Good which are made-to-order (such as those with custom embroidery) are non-refundable. It is advisable to check before purchase whether the seller considers goods ‘made-to-order’ as it remains an area of speculation as to what does and does not fulfil this definition.

Sellers Rights and Obligations

Information that the seller is compelled to provide is:

  • a description of the goods or service, including how long any commitment will last on the part of the consumer;
  • the total price of the goods or service, or the manner in which the price will be calculated if this can’t be determined;
  • cost of delivery and details of who pays for the cost of returning items if you have a right to cancel and change your mind;
  • details of any right to cancel - the trader also needs to provide, or make available, a standard cancellation form to make cancelling easy;
  • information about the seller, including their geographical address and phone number; and
  • information on the compatibility of digital content with hardware and other software is also part of the information traders are obliged to provide.

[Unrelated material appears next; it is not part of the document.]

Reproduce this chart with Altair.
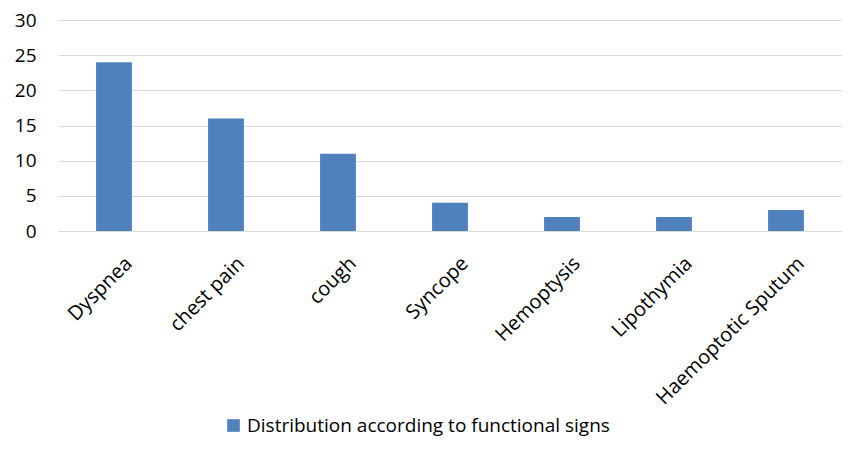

In the context of all £555.5m spent online on Black Friday 2014 by British shoppers, failure on the part of any seller to provide any of the required information could result in cancellation rights being extended by up to a year.

Additional Elements

Cancellation Of Digital Downloads
The Consumer Contract Regulations contain specific provisions for digital downloads. The consumer is required to acknowledge that once the download starts they will lose their right to cancel. If the consumer refuses to offer this assent then they must wait until the end of the 14-day cancellation period to receive their digital download. Thus, those shoppers that purchase iTunes movies and songs should be sure that the media is what they intended to buy before they purchase.

Pre-ticked Boxes

The Regulations make it clear that a seller won’t be able to charge a consumer for an item where it was selected for them as part of that purchasing process, rather than the buyer actively choosing to add it to their ‘basket’. For example, those that splurged on a new Apple Mac during Black Friday will not have been allow to be charged for an extended warranty on the hardware as a result of a pre-ticked box. Should this be the case then the buyer is entitled to a refund.

Excessive Call Charges

Additionally, helpline call charges in excess of the basic rate for calls by existing customers to the retailer are prohibited. Therefore, if a buyer has purchased a new microwave, which is faulty, calls to make a complaint about the order, or to cancel the order, cannot be charged a premium rate on the call by retailers. If a surcharged number is made on a call about goods or services purchased, or have agreed to buy, you have the automatic legal right to claim back the surcharge from the seller.

Non-European Buyer Protection

The law on purchases out with the European Economic Area depends on what country has jurisdiction. It also differs slightly between England and Wales, Scotland, and Northern Ireland primarily through domestic statute, but the process is extremely similar.

When a buyer based in the UK wishes to file a claim against a seller outside of the EEA then Schedule 8 to the Civil Jurisdiction and Judgements Act 1982 applies. The basic rule is that claimant (the buyer) must sue in the jurisdiction of the defendant (the seller), which may prove difficult if your seller is based on another continent (a method Apple have historically used to their advantage).

The Hague Conference on Private International Law and the United Nations have made several attempts to regulate the contract of sale of goods internationally through various acts, none of which have been adopted by the UK currently. However, the purchaser’s rights vary depending on the terms and conditions of the contract.

What to do if I’m not happy with my Black Friday purchases

It is highly advisable to reread the terms of the sale you agreed to as these may have been glossed over in the frenzy to get the bargain you were looking for. The next step would be contracting the seller and expressing your desire to cancel the sale, this should be accompanied with a full refund. Should this prove ineffective, consulting a reputable legal advisor to raise an action in court for compensation could be a remedy open to exploration.